GOAL> Pull out exactly the lines from the line containing "Recreate this image" to the line containing "import pandas as pd", both lines included, with pictures removed from the copy.

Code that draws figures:
----------------

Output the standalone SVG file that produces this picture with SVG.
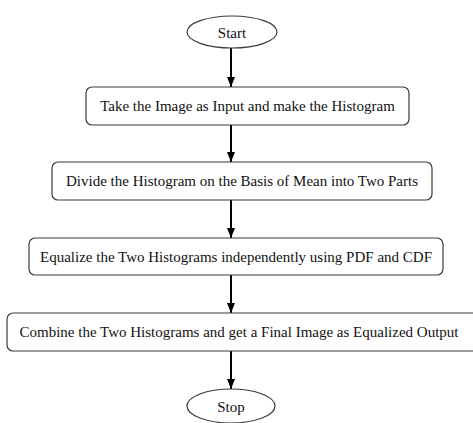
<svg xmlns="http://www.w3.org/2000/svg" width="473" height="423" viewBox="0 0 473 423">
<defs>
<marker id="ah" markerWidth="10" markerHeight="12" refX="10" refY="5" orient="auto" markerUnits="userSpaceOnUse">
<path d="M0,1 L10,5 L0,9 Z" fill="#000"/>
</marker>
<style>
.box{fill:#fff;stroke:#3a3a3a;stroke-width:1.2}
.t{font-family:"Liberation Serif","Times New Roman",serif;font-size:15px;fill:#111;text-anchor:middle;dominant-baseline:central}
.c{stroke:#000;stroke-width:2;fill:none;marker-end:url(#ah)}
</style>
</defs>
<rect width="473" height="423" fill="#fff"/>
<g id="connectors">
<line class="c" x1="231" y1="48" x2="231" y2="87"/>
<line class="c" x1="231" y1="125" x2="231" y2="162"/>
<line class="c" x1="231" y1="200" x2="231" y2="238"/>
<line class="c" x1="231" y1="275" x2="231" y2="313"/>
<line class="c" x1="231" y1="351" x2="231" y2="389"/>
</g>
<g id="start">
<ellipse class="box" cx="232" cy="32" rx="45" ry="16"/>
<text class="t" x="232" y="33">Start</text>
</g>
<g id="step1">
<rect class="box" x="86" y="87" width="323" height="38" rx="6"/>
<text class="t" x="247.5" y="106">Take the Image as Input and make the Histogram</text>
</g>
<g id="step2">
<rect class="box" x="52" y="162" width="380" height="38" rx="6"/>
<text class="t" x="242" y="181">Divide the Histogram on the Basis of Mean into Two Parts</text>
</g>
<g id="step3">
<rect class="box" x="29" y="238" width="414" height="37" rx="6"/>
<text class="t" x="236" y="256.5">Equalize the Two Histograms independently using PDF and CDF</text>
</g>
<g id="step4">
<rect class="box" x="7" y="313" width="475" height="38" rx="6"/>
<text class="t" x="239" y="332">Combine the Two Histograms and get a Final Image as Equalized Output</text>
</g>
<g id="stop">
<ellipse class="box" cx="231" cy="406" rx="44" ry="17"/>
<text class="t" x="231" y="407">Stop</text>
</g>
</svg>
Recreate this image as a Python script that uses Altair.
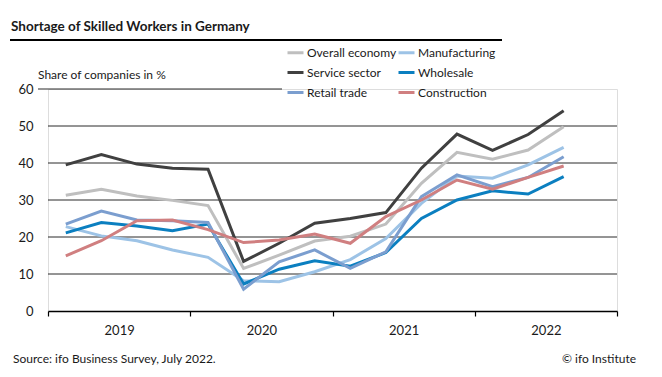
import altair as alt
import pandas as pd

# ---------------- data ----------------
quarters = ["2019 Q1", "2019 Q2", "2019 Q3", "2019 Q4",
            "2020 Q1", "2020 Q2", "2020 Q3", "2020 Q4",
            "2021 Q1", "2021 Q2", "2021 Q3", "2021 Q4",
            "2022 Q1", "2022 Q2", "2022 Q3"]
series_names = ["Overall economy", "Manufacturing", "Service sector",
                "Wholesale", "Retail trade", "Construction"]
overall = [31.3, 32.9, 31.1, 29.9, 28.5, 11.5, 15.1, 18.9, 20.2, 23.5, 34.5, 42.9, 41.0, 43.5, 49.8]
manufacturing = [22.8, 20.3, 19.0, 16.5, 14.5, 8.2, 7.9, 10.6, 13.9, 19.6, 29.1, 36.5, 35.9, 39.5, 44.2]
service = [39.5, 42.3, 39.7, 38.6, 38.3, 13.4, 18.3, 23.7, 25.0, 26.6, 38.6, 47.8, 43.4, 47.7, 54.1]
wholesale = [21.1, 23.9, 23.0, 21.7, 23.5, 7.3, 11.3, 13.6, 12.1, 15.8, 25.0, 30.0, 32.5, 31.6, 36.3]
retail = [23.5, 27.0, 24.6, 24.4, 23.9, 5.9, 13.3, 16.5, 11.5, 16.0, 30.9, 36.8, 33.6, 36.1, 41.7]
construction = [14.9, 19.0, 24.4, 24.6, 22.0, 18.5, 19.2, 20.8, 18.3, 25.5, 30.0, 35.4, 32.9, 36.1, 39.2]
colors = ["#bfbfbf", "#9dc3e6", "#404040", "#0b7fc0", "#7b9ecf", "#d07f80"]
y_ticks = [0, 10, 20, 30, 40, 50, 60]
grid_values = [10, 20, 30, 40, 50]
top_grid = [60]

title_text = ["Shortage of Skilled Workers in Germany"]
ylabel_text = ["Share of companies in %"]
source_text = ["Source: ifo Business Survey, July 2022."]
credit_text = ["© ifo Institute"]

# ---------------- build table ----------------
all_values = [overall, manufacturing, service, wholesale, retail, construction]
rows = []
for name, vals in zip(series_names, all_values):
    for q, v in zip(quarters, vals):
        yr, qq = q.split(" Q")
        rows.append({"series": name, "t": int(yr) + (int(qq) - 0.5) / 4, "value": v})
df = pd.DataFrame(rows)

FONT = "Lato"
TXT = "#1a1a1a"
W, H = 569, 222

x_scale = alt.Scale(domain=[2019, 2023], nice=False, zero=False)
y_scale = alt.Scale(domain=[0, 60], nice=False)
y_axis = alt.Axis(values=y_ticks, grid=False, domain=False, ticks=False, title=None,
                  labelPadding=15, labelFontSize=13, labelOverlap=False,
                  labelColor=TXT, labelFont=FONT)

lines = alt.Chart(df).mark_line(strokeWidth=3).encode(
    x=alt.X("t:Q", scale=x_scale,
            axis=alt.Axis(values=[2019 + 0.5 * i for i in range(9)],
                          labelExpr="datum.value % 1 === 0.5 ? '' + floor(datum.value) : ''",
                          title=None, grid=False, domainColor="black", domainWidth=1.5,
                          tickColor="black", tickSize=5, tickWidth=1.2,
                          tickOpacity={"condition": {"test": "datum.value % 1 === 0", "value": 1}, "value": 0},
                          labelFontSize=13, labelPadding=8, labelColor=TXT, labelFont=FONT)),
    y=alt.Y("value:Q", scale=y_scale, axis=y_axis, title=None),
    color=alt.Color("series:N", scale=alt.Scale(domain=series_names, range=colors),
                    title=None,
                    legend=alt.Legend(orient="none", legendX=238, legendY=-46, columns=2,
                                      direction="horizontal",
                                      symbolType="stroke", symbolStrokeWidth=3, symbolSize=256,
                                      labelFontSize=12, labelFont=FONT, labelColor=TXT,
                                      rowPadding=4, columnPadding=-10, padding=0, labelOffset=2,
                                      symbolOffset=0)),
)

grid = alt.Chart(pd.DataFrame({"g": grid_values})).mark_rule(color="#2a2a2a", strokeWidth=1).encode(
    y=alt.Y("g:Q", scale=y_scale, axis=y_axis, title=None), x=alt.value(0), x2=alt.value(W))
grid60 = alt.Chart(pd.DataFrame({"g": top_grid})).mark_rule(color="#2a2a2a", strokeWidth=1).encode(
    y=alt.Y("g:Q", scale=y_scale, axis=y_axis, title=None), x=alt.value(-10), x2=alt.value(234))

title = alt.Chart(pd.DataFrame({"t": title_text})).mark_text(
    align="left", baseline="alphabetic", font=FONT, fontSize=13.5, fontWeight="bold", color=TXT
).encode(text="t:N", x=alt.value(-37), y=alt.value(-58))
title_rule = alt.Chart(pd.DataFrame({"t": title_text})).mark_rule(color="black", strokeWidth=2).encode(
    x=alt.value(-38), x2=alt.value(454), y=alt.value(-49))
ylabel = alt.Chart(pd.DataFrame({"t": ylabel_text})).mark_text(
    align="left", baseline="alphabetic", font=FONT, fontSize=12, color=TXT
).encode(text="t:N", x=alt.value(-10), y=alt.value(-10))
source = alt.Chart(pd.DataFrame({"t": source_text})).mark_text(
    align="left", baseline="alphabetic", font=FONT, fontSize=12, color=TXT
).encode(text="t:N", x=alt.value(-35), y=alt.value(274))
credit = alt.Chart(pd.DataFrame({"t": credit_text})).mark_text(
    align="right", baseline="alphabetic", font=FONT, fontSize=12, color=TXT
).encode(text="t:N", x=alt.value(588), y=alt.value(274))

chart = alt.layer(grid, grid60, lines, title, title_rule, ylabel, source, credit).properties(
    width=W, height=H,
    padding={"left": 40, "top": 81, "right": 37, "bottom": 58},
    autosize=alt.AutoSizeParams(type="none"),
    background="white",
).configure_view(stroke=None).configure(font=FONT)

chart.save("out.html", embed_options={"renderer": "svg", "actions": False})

----------------

RESPONSE>
Recreate this image as a Python script that uses Altair.
import altair as alt
import pandas as pd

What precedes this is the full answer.